Krizlerde Işığı Yakmak
18 Eylül 2025

Ekonomik krizler çoğu kez sessizliği getirir. Şirketler ilk refleksle reklam bütçelerini kısar, PR projelerini erteler, etkinlikleri iptal eder. Sessizlik güvenli görünür; “bekleyelim, geçsin” der çoğu. Oysa sessizlik, markanın görünmezliğe doğru kaymasıdır. Çünkü tüketici zihninde boşalan alanı, daha cesur olan bir başkası doldurur.

Tarih bunun sayısız örneğiyle dolu. 1920’lerde yapılan araştırmalar, krizde reklama devam eden markaların kriz sonrası rakiplerine fark attığını gösteriyor. 1980’lerde Amerika’daki durgunlukta da tablo aynıydı: reklamı kesenler geri kaldı, sesini sürdürenler güçlendi. Nielsen’in güncel verileri ise net: kriz döneminde reklama yatırım yapanlar, sonrasında ortalama %20 daha fazla büyürken, bütçesini kesenler %7 küçüldü. Yani aslında kriz, büyümenin tohumunu atan dönemdir.

Reklam bugün yalnızca bir gazete ilanı, bir televizyon spotu değildir. PR çalışmalarıyla kurulan güven köprüleri, influencer’ların samimi dokunuşları, dijital dünyada yankı bulan hikâyeler, etkinliklerde yüz yüze yaşanan temaslar… Bunların hepsi markayı insana yaklaştırır. Hele ki kriz zamanında… Sessizlikte atılan bir kelime, bir gülümseme, bir doğru mesaj çok daha büyük yankı uyandırır.

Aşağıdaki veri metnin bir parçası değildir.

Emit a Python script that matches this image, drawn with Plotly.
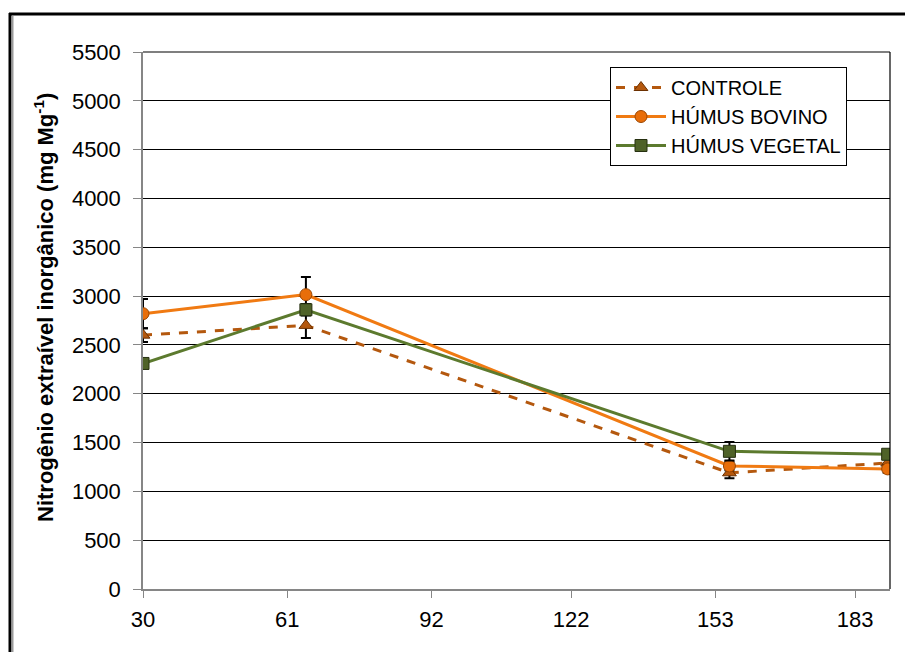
import plotly.graph_objects as go

# ---- data ----
dias = [30, 65, 156, 190]
controle = [2600, 2700, 1190, 1290]
controle_err = [70, 130, 55, 40]
bovino = [2820, 3015, 1260, 1230]
bovino_err = [150, 180, 45, 40]
vegetal = [2310, 2860, 1410, 1380]
vegetal_err = [40, 60, 95, 40]
x_ticks = [30, 61, 92, 122, 153, 183]
y_ticks = list(range(0, 5501, 500))

FONT = "Liberation Sans, Arial, sans-serif"

fig = go.Figure()

def eb(vals):
    return dict(type="data", array=vals, visible=True, color="black", thickness=2, width=5)

fig.add_trace(go.Scatter(
    x=dias, y=controle, name="CONTROLE", mode="lines+markers",
    line=dict(color="#B4580E", width=3, dash="dash"),
    marker=dict(symbol="triangle-up", size=12, color="#B4580E", line=dict(color="#6B3000", width=1)),
    error_y=eb(controle_err)))
fig.add_trace(go.Scatter(
    x=dias, y=bovino, name="HÚMUS BOVINO", mode="lines+markers",
    line=dict(color="#F07A12", width=3),
    marker=dict(symbol="circle", size=12, color="#E86E0A", line=dict(color="#9A4500", width=1)),
    error_y=eb(bovino_err)))
fig.add_trace(go.Scatter(
    x=dias, y=vegetal, name="HÚMUS VEGETAL", mode="lines+markers",
    line=dict(color="#5C7A2E", width=3),
    marker=dict(symbol="square", size=12, color="#4F6228", line=dict(color="#263010", width=1)),
    error_y=eb(vegetal_err)))

L, R, T, B = 143, 15, 52, 63
W, H = 905, 652
pw, ph = W - L - R, H - T - B

def px(xp):
    return (xp - L) / pw

def py(yp):
    return (H - B - yp) / ph

shapes = [
    dict(type="line", xref="paper", yref="paper", x0=1, x1=1, y0=0, y1=1,
         line=dict(color="black", width=1.2)),
    dict(type="line", xref="paper", yref="paper", x0=0, x1=1, y0=1, y1=1,
         line=dict(color="black", width=1.2)),
    dict(type="line", xref="paper", yref="paper", x0=px(9), x1=px(920), y0=py(14), y1=py(14),
         line=dict(color="black", width=3)),
    dict(type="line", xref="paper", yref="paper", x0=px(10), x1=px(10), y0=py(13), y1=py(670),
         line=dict(color="black", width=3)),
    dict(type="line", xref="paper", yref="paper", x0=px(12.5), x1=px(12.5), y0=py(16), y1=py(670),
         line=dict(color="#9a9a9a", width=2)),
]

fig.update_layout(
    width=W, height=H,
    margin=dict(l=L, r=R, t=T, b=B),
    paper_bgcolor="white", plot_bgcolor="white",
    font=dict(family=FONT, size=22, color="black"),
    showlegend=True,
    legend=dict(x=px(610), y=py(67), xanchor="left", yanchor="top",
                bgcolor="white", bordercolor="black", borderwidth=1,
                font=dict(family=FONT, size=20, color="black"),
                itemwidth=50, tracegroupgap=0),
    xaxis=dict(range=[30, 190.5], tickvals=x_ticks, ticktext=[str(v) for v in x_ticks],
               showgrid=False, zeroline=False, showline=True, linecolor="#868686", linewidth=1.5,
               ticks="outside", ticklen=7, tickcolor="#868686", tickwidth=1,
               ticklabelstandoff=3,
               tickfont=dict(family=FONT, size=22, color="black")),
    yaxis=dict(range=[0, 5500], tickvals=y_ticks, showgrid=True, gridcolor="black", gridwidth=1,
               zeroline=False, showline=True, linecolor="#868686", linewidth=1.5,
               ticks="outside", ticklen=8, tickcolor="#868686", tickwidth=1,
               ticklabelstandoff=8,
               tickfont=dict(family=FONT, size=22, color="black")),
    shapes=shapes,
    annotations=[dict(
        text="<b>Nitrogênio extraível inorgânico (mg Mg<sup>-1</sup>)</b>",
        xref="paper", yref="paper", x=px(44), y=py(308), textangle=-90,
        showarrow=False, font=dict(family=FONT, size=22, color="black"),
        xanchor="center", yanchor="middle")],
)

fig.write_html("out.html")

Çünkü kriz anında tüketici yalnızca ürün aramaz; güven arar, umut arar, yanında duran markayı görmek ister. İşte bu noktada reklamcılar, PR uzmanları, dijital stratejistler, etkinlik ajansları ve influencer’lar devreye girer. Onlar aslında ekonominin görünmez kahramanlarıdır. Kriz anında sadece müşteriyi değil, morali, cesareti ve geleceği taşırlar.

Şirketlerin krizlerde geri çekildiği alanlar çoktur: Ar-Ge harcamaları ertelenir, inovasyon bekletilir, mağaza açılışları iptal edilir, eğitim bütçeleri kısılır. Kısa vadede tasarruf gibi görünür ama uzun vadede markayı köreltir. Oysa iletişime ve reklama yatırım yapanlar, yalnız bugünü değil yarını da kazanır. Çünkü marka hafızası, sessizlikle değil, tutarlılıkla beslenir.

İşin sırrı tam da burada gizli: Geleceği belirleyen, kriz geçince değil; kriz anında alınan kararlardır. Sessiz kalmak güvenli gibi görünür ama markayı silikleştirir. Akıllı ve cesur bir şekilde sesini yükseltmek ise markayı hem bugünde hem yarında parlatır. Çünkü ışığı yakan, her zaman karanlığın en yoğun olduğu andır.